I have always been curious, passionate about what I do, with a strong ambition for achievement. When it was time to choose a career path, I opted for a higher education course in engineering at an aeronautical university.

It was there that I discovered just how immense and varied the aeronautical industry playground was, and I quickly realised that I would not like to specialize in one field of engineering but rather work on overall aircraft integration.

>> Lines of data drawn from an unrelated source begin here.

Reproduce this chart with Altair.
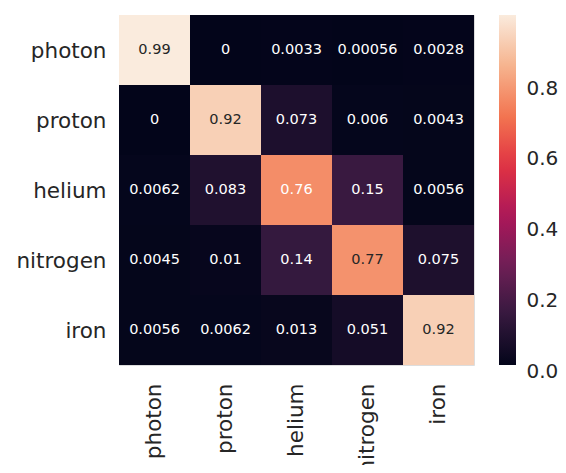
import altair as alt
import pandas as pd

classes = ["photon", "proton", "helium", "nitrogen", "iron"]
row_photon = [0.99, 0.0, 0.0033, 0.00056, 0.0028]
row_proton = [0.0, 0.92, 0.073, 0.006, 0.0043]
row_helium = [0.0062, 0.083, 0.76, 0.15, 0.0056]
row_nitrogen = [0.0045, 0.01, 0.14, 0.77, 0.075]
row_iron = [0.0056, 0.0062, 0.013, 0.051, 0.92]
rows = [row_photon, row_proton, row_helium, row_nitrogen, row_iron]

colorbar_ticks = [0.0, 0.2, 0.4, 0.6, 0.8]

# seaborn "rocket" colormap stops
rocket_pos = [0.0, 1/7, 2/7, 3/7, 4/7, 5/7, 6/7, 1.0]
rocket_hex = ["#03051a", "#35193e", "#701f57", "#ad1759",
              "#e13342", "#f37651", "#f6b48f", "#faebdd"]

records = []
for true_cls, vals in zip(classes, rows):
    for pred_cls, v in zip(classes, vals):
        records.append({"true": true_cls, "pred": pred_cls, "value": v})
df = pd.DataFrame(records)
ticks_df = pd.DataFrame({"tick": colorbar_ticks})

vmax = df["value"].max()
vmin = df["value"].min()
dom = [vmin + p * (vmax - vmin) for p in rocket_pos]

font = "DejaVu Sans"
txt = "#262626"

base = alt.Chart(df).encode(
    x=alt.X("pred:N", sort=classes, title=None,
            scale=alt.Scale(paddingInner=0, paddingOuter=0),
            axis=alt.Axis(labelAngle=270, labelAlign="right", labelBaseline="middle",
                          ticks=False, domain=False, labelPadding=18,
                          labelFontSize=21.5, labelFont=font, labelColor=txt)),
    y=alt.Y("true:N", sort=classes, title=None,
            scale=alt.Scale(paddingInner=0, paddingOuter=0),
            axis=alt.Axis(ticks=False, domain=False, labelPadding=13, labelOffset=2,
                          labelFontSize=21.5, labelFont=font, labelColor=txt)),
)

rects = base.mark_rect().encode(
    color=alt.Color("value:Q",
                    scale=alt.Scale(domain=dom, range=rocket_hex, interpolate="rgb"),
                    legend=alt.Legend(title=None, orient="none", legendX=380, legendY=0,
                                      direction="vertical", gradientLength=350,
                                      gradientThickness=17, gradientStrokeWidth=0,
                                      values=colorbar_ticks, labelOpacity=0,
                                      labelFontSize=1))
)

labels = base.mark_text(font=font, fontSize=14.5).encode(
    text=alt.Text("value:Q", format=".2~g"),
    color=alt.condition("datum.value > 0.765", alt.value(txt), alt.value("white")),
)

# colorbar tick labels as an independent right-hand axis aligned with the gradient
cbar_axis = alt.Chart(ticks_df).mark_point(opacity=0, size=0).encode(
    y=alt.Y("tick:Q", title=None,
            scale=alt.Scale(domain=[vmin, vmax], nice=False, zero=False),
            axis=alt.Axis(orient="right", offset=42, domain=False, ticks=False, grid=False,
                          values=colorbar_ticks, format=".1f", labelPadding=10,
                          labelOffset=6, labelFlush=False, labelOverlap=False,
                          labelBaseline="middle", labelFontSize=20, labelFont=font,
                          labelColor=txt))
)

heat = alt.layer(rects, labels)

chart = alt.layer(heat, cbar_axis).resolve_scale(y="independent").properties(
    width=355, height=350,
    autosize=alt.AutoSizeParams(type="none"),
    padding={"left": 111, "top": 7, "right": 84, "bottom": 100},
).configure_view(stroke=None).configure(background="white")

chart.save("out.html", embed_options={"renderer": "svg", "actions": False})
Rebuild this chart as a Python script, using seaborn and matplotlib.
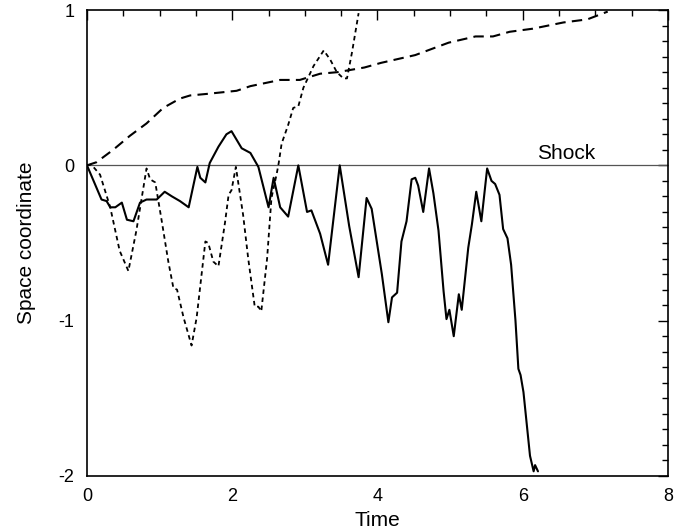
import numpy as np
import matplotlib
matplotlib.use("Agg")
import matplotlib.pyplot as plt
from matplotlib.ticker import MultipleLocator
import seaborn as sns
import pandas as pd

# solid trajectory
t_solid = [0.0, 0.10, 0.20, 0.27, 0.32, 0.39, 0.48, 0.55, 0.64, 0.73, 0.82, 0.96,
           1.07, 1.17, 1.28, 1.40, 1.52, 1.56, 1.63, 1.69, 1.81, 1.92, 1.99, 2.13,
           2.25, 2.36, 2.50, 2.57, 2.66, 2.77, 2.91, 3.03, 3.09, 3.21, 3.32, 3.48,
           3.61, 3.74, 3.85, 3.92, 4.06, 4.15, 4.20, 4.27, 4.33, 4.40, 4.47, 4.52,
           4.56, 4.63, 4.71, 4.77, 4.84, 4.91, 4.95, 4.99, 5.05, 5.12, 5.16, 5.25,
           5.30, 5.36, 5.43, 5.51, 5.57, 5.62, 5.68, 5.73, 5.79, 5.84, 5.90, 5.94,
           5.97, 6.01, 6.10, 6.15, 6.17, 6.21]
y_solid = [0.0, -0.11, -0.22, -0.23, -0.27, -0.27, -0.24, -0.35, -0.36, -0.24, -0.22, -0.22,
           -0.17, -0.20, -0.23, -0.27, -0.01, -0.08, -0.11, 0.015, 0.12, 0.20, 0.22, 0.11,
           0.08, -0.01, -0.27, -0.08, -0.27, -0.33, 0.0, -0.30, -0.29, -0.44, -0.64, 0.0,
           -0.39, -0.72, -0.21, -0.28, -0.70, -1.01, -0.85, -0.82, -0.49, -0.36, -0.09, -0.08,
           -0.13, -0.30, -0.02, -0.18, -0.42, -0.81, -0.99, -0.93, -1.10, -0.83, -0.93, -0.53,
           -0.38, -0.17, -0.36, -0.02, -0.10, -0.12, -0.19, -0.41, -0.47, -0.64, -1.0, -1.31,
           -1.35, -1.46, -1.87, -1.97, -1.93, -1.97]

# short-dash trajectory
t_dot = [0.0, 0.06, 0.18, 0.32, 0.45, 0.57, 0.68, 0.82, 0.87, 0.94, 1.03, 1.12,
         1.19, 1.24, 1.33, 1.44, 1.51, 1.63, 1.67, 1.74, 1.81, 1.90, 1.95, 1.99,
         2.05, 2.15, 2.22, 2.31, 2.36, 2.40, 2.48, 2.54, 2.61, 2.64, 2.68, 2.77,
         2.84, 2.91, 2.98, 3.07, 3.12, 3.19, 3.26, 3.35, 3.44, 3.53, 3.58, 3.65, 3.74]
y_dot = [0.0, 0.005, -0.06, -0.27, -0.55, -0.68, -0.42, -0.02, -0.09, -0.11, -0.36, -0.62,
         -0.79, -0.80, -0.98, -1.16, -0.98, -0.49, -0.50, -0.62, -0.65, -0.37, -0.19, -0.16,
         -0.01, -0.32, -0.60, -0.91, -0.91, -0.94, -0.60, -0.21, -0.06, 0.015, 0.14, 0.26,
         0.37, 0.38, 0.50, 0.59, 0.64, 0.69, 0.74, 0.68, 0.60, 0.56, 0.56, 0.73, 0.98]

# long-dash trajectory
t_dash = [0.0, 0.13, 0.36, 0.59, 0.82, 1.05, 1.28, 1.42, 1.65, 2.06, 2.25, 2.66,
          2.93, 3.21, 3.45, 3.82, 4.05, 4.52, 4.98, 5.35, 5.59, 5.82, 6.14, 6.56,
          6.89, 7.17]
y_dash = [0.0, 0.02, 0.10, 0.19, 0.27, 0.37, 0.43, 0.45, 0.46, 0.48, 0.51, 0.55,
          0.55, 0.59, 0.60, 0.63, 0.66, 0.71, 0.79, 0.83, 0.83, 0.86, 0.88, 0.92,
          0.94, 0.99]

sns.set_style("white")
plt.rcParams['font.family'] = ['Liberation Sans', 'DejaVu Sans']
plt.rcParams['axes.unicode_minus'] = False
plt.rcParams['text.color'] = 'black'
plt.rcParams['axes.labelcolor'] = 'black'
plt.rcParams['xtick.color'] = 'black'
plt.rcParams['ytick.color'] = 'black'

fig = plt.figure(figsize=(6.92, 5.31), dpi=100)
ax = fig.add_axes([0.1257, 0.1036, 0.8396, 0.8775])

ax.axhline(0, color='#555555', lw=0.9, zorder=1)

sns.lineplot(x=t_solid, y=y_solid, ax=ax, color='black', lw=1.5, sort=False)
sns.lineplot(x=t_dot, y=y_dot, ax=ax, color='black', lw=1.3, sort=False,
             linestyle=(0, (2.5, 2)))
sns.lineplot(x=t_dash, y=y_dash, ax=ax, color='black', lw=1.5, sort=False,
             linestyle=(0, (5, 3)))

ax.text(6.6, 0.015, "Shock", fontsize=15, ha='center', va='bottom')

ax.set_xlim(0, 8)
ax.set_ylim(-2, 1)
ax.xaxis.set_major_locator(MultipleLocator(2))
ax.xaxis.set_minor_locator(MultipleLocator(0.5))
ax.yaxis.set_major_locator(MultipleLocator(1))
ax.yaxis.set_minor_locator(MultipleLocator(0.1))
ax.tick_params(which='both', direction='in', top=True, right=True,
               color='black', labelcolor='black')
ax.tick_params(which='major', length=7, width=1, labelsize=13)
ax.tick_params(which='minor', length=4, width=1)
ax.tick_params(axis='x', which='major', pad=9)
ax.tick_params(axis='y', which='major', pad=9)
for s in ax.spines.values():
    s.set_color('black')
    s.set_linewidth(1.2)

ax.set_xlabel("Time", fontsize=15, labelpad=4)
ax.set_ylabel("Space coordinate", fontsize=15, labelpad=16)

fig.savefig("out.png", dpi=100)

I was very lucky – my first job was exactly that, working for Airbus in the loads domain, where the objective was to understand an aircraft’s response to the forces applied to its structural components such as the wing, HTP [horizontal tail plane], fuselage, etc. With such a technical background and opportunities to increase the scope of my activities further while working on the A330 and A380, I was nominated Chief Engineer for the A330 and then for the BelugaXL, the role which I currently hold.

The Whale of the Skies

The BelugaXL is a unique aircraft, made by Airbus for Airbus, a lifeline between our 11 plants in Europe and our final assembly lines in Hamburg, Germany and Toulouse, France. It is an integral part of our industrial system, and a key enabler for our production ramp-up. When a vote for the livery was opened in 2017, our employees responded with just under half of them voting for the one that was finally selected: the charming smile with the sparkling eye.

How Did We Do It?

We took an A330 from the assembly line in Toulouse and used the bottom fuselage, wing, engines, landing gears, and vertical tail plane. We defined the junction elements at the fuselage frames to then fit the 8m-wide upper part of the fuselage coming from our design-and-build partners. We adapted the rear part with added surfaces to ensure lateral stability in all flight conditions. We adapted the air conditioning system, as the main cargo hold is not pressurised. We defined the door systems, operative on the ground only, with two actuators on articulated arms to operate our 3t heavy main deck cargo door, 24 hooks linked to latching and locking chains, as well as sensors to ensure a fully locked door. We defined the cargo loading system, also only operable on the ground, with 41m-long rails and motorised rollers to position the load at the pre-defined area, and locks to maintain them in position.

We did it together with a number of suppliers in Europe and the US, from launch in November 2014 until now, ready to certify and entry into service by year-end 2019.

The first flight of our smiling whale of the skies, 19 July 2018: what a success. A glorious summer’s day in the south of France, under a clear blue sky, the aircraft was airborne, behaving just as per simulator tests. An incredibly successful start to our flight test campaign.  And here we are, just over a year later, finalising this campaign, with our documentation ready to be presented to EASA to obtain certification.

What an incredible opportunity it has been to be part of this adventure, collaborating with the small team that was created and dedicated to this programme.

Being a Woman in Industry

I honestly see myself as being no different to anyone else in this industry. Your values and behaviours, rather than gender, are what make you, and this is what is important.

Hard work and remaining humble in order to keep listening and learning from the team around me have been my key success factors. This has paid off; the permanent smile on our BelugaXL is proof of that.

Whenever you see this whale above you over Europe, please smile back!